start

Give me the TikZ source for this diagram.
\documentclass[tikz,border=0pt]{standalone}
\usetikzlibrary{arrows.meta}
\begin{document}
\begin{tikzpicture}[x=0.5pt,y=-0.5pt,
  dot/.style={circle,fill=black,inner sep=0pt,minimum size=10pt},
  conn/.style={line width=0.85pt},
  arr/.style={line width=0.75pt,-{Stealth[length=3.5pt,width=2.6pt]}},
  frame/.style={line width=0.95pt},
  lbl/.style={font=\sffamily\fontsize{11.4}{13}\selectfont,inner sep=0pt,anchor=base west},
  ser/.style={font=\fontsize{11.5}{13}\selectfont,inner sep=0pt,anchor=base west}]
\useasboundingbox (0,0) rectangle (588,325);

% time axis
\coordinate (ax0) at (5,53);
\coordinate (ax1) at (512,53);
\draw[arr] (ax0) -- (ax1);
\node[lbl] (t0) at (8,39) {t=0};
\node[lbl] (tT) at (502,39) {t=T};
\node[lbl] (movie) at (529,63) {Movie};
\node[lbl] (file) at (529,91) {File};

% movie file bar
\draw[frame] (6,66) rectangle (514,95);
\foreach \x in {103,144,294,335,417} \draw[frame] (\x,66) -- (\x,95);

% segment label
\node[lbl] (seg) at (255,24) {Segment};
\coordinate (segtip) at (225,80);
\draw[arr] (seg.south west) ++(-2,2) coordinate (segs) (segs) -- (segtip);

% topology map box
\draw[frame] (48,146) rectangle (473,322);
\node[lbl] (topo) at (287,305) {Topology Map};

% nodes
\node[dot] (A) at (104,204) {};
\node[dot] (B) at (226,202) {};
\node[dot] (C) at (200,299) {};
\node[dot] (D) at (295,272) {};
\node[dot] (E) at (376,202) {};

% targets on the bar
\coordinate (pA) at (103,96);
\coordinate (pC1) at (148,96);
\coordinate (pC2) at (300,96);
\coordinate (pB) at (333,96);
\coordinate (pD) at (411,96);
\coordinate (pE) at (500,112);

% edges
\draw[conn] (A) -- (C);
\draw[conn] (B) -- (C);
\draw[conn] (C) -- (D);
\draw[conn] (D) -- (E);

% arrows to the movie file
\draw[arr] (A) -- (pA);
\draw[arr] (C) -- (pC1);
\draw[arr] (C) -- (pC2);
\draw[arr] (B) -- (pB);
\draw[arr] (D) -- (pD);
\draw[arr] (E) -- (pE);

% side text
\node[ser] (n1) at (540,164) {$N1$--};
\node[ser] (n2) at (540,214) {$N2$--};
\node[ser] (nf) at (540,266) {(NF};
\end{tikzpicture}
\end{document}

end

• Task requirements: All of the data above should be transcribed exactly.

• Correct output:
Give me the TikZ source for this diagram.
\documentclass[tikz,border=0pt]{standalone}
\usetikzlibrary{arrows.meta}
\begin{document}
\begin{tikzpicture}[x=0.5pt,y=-0.5pt,
  dot/.style={circle,fill=black,inner sep=0pt,minimum size=10pt},
  conn/.style={line width=0.85pt},
  arr/.style={line width=0.75pt,-{Stealth[length=3.5pt,width=2.6pt]}},
  frame/.style={line width=0.95pt},
  lbl/.style={font=\sffamily\fontsize{11.4}{13}\selectfont,inner sep=0pt,anchor=base west},
  ser/.style={font=\fontsize{11.5}{13}\selectfont,inner sep=0pt,anchor=base west}]
\useasboundingbox (0,0) rectangle (588,325);

% time axis
\coordinate (ax0) at (5,53);
\coordinate (ax1) at (512,53);
\draw[arr] (ax0) -- (ax1);
\node[lbl] (t0) at (8,39) {t=0};
\node[lbl] (tT) at (502,39) {t=T};
\node[lbl] (movie) at (529,63) {Movie};
\node[lbl] (file) at (529,91) {File};

% movie file bar
\draw[frame] (6,66) rectangle (514,95);
\foreach \x in {103,144,294,335,417} \draw[frame] (\x,66) -- (\x,95);

% segment label
\node[lbl] (seg) at (255,24) {Segment};
\coordinate (segtip) at (225,80);
\draw[arr] (seg.south west) ++(-2,2) coordinate (segs) (segs) -- (segtip);

% topology map box
\draw[frame] (48,146) rectangle (473,322);
\node[lbl] (topo) at (287,305) {Topology Map};

% nodes
\node[dot] (A) at (104,204) {};
\node[dot] (B) at (226,202) {};
\node[dot] (C) at (200,299) {};
\node[dot] (D) at (295,272) {};
\node[dot] (E) at (376,202) {};

% targets on the bar
\coordinate (pA) at (103,96);
\coordinate (pC1) at (148,96);
\coordinate (pC2) at (300,96);
\coordinate (pB) at (333,96);
\coordinate (pD) at (411,96);
\coordinate (pE) at (500,112);

% edges
\draw[conn] (A) -- (C);
\draw[conn] (B) -- (C);
\draw[conn] (C) -- (D);
\draw[conn] (D) -- (E);

% arrows to the movie file
\draw[arr] (A) -- (pA);
\draw[arr] (C) -- (pC1);
\draw[arr] (C) -- (pC2);
\draw[arr] (B) -- (pB);
\draw[arr] (D) -- (pD);
\draw[arr] (E) -- (pE);

% side text
\node[ser] (n1) at (540,164) {$N1$--};
\node[ser] (n2) at (540,214) {$N2$--};
\node[ser] (nf) at (540,266) {(NF};
\end{tikzpicture}
\end{document}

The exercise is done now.